**WHAT YOU WILL DO**
Starting from the top of the material, restate each line exactly until the line that contains "const ref = useRef<HTMLDivElement>(null);", which is also copied. Pictures are excluded.

......

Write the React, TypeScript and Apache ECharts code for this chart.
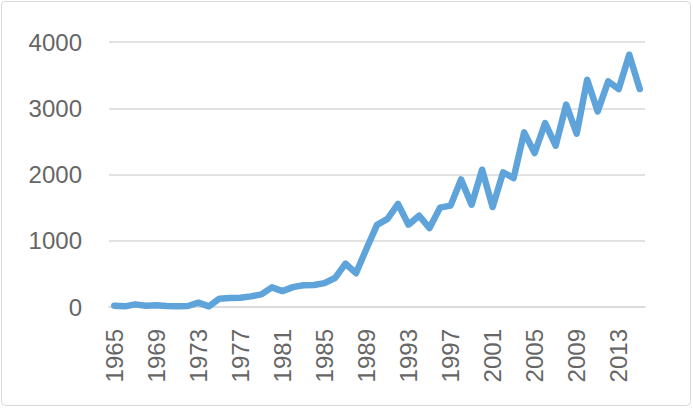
import React, { useEffect, useRef } from "react";
import * as echarts from "echarts";

const years: string[] = [
  "1965", "1966", "1967", "1968", "1969", "1970", "1971", "1972", "1973", "1974",
  "1975", "1976", "1977", "1978", "1979", "1980", "1981", "1982", "1983", "1984",
  "1985", "1986", "1987", "1988", "1989", "1990", "1991", "1992", "1993", "1994",
  "1995", "1996", "1997", "1998", "1999", "2000", "2001", "2002", "2003", "2004",
  "2005", "2006", "2007", "2008", "2009", "2010", "2011", "2012", "2013", "2014",
  "2015",
];

const values: number[] = [
  20, 10, 40, 20, 25, 15, 10, 15, 65, 10,
  125, 135, 140, 160, 190, 296, 240, 300, 328, 332,
  360, 437, 654, 510, 880, 1240, 1330, 1555, 1242, 1378,
  1192, 1500, 1530, 1925, 1544, 2072, 1509, 2032, 1947, 2636,
  2324, 2777, 2435, 3054, 2616, 3431, 2953, 3406, 3290, 3808,
  3290,
];

const yMin = 0;
const yMax = 4000;
const yStep = 1000;

export default function App() {
  const ref = useRef<HTMLDivElement>(null);

  useEffect(() => {
    if (!ref.current) return;
    const chart = echarts.init(ref.current, null, { renderer: "svg" });
    const font = "'Liberation Sans', Arial, sans-serif";
    chart.setOption({
      animation: false,
      backgroundColor: "#ffffff",
      graphic: [
        {
          type: "rect",
          shape: { x: 1.5, y: 1.5, width: 689, height: 404, r: 4 },
          style: { fill: "none", stroke: "#d9d9d9", lineWidth: 1 },
          silent: true,
        },
      ],
      grid: { left: 109, right: 48, top: 42, bottom: 101, containLabel: false },
      xAxis: {
        type: "category",
        data: years,
        boundaryGap: true,
        axisLine: { show: true, lineStyle: { color: "#d9d9d9", width: 1.5 } },
        axisTick: { show: false },
        axisLabel: {
          interval: 3,
          rotate: 90,
          margin: 22,
          color: "#666666",
          fontSize: 24,
          fontFamily: font,
        },
        splitLine: { show: false },
      },
      yAxis: {
        type: "value",
        min: yMin,
        max: yMax,
        interval: yStep,
        axisLine: { show: false },
        axisTick: { show: false },
        axisLabel: {
          margin: 27,
          color: "#666666",
          fontSize: 24,
          fontFamily: font,
          formatter: (v: number) => String(v),
        },
        splitLine: { show: true, lineStyle: { color: "#d9d9d9", width: 1.5 } },
      },
      series: [
        {
          type: "line",
          data: values,
          symbol: "none",
          smooth: false,
          lineStyle: { color: "#5ea3da", width: 6.5, cap: "round", join: "round" },
        },
      ],
    });
    return () => chart.dispose();
  }, []);

  return (
    <div
      ref={ref}
      style={{ position: "fixed", left: 0, top: 0, width: 693, height: 408 }}
    />
  );
}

......

**RESULT OF THE EXERCISE**
Write the React, TypeScript and Apache ECharts code for this chart.
import React, { useEffect, useRef } from "react";
import * as echarts from "echarts";

const years: string[] = [
  "1965", "1966", "1967", "1968", "1969", "1970", "1971", "1972", "1973", "1974",
  "1975", "1976", "1977", "1978", "1979", "1980", "1981", "1982", "1983", "1984",
  "1985", "1986", "1987", "1988", "1989", "1990", "1991", "1992", "1993", "1994",
  "1995", "1996", "1997", "1998", "1999", "2000", "2001", "2002", "2003", "2004",
  "2005", "2006", "2007", "2008", "2009", "2010", "2011", "2012", "2013", "2014",
  "2015",
];

const values: number[] = [
  20, 10, 40, 20, 25, 15, 10, 15, 65, 10,
  125, 135, 140, 160, 190, 296, 240, 300, 328, 332,
  360, 437, 654, 510, 880, 1240, 1330, 1555, 1242, 1378,
  1192, 1500, 1530, 1925, 1544, 2072, 1509, 2032, 1947, 2636,
  2324, 2777, 2435, 3054, 2616, 3431, 2953, 3406, 3290, 3808,
  3290,
];

const yMin = 0;
const yMax = 4000;
const yStep = 1000;

export default function App() {
  const ref = useRef<HTMLDivElement>(null);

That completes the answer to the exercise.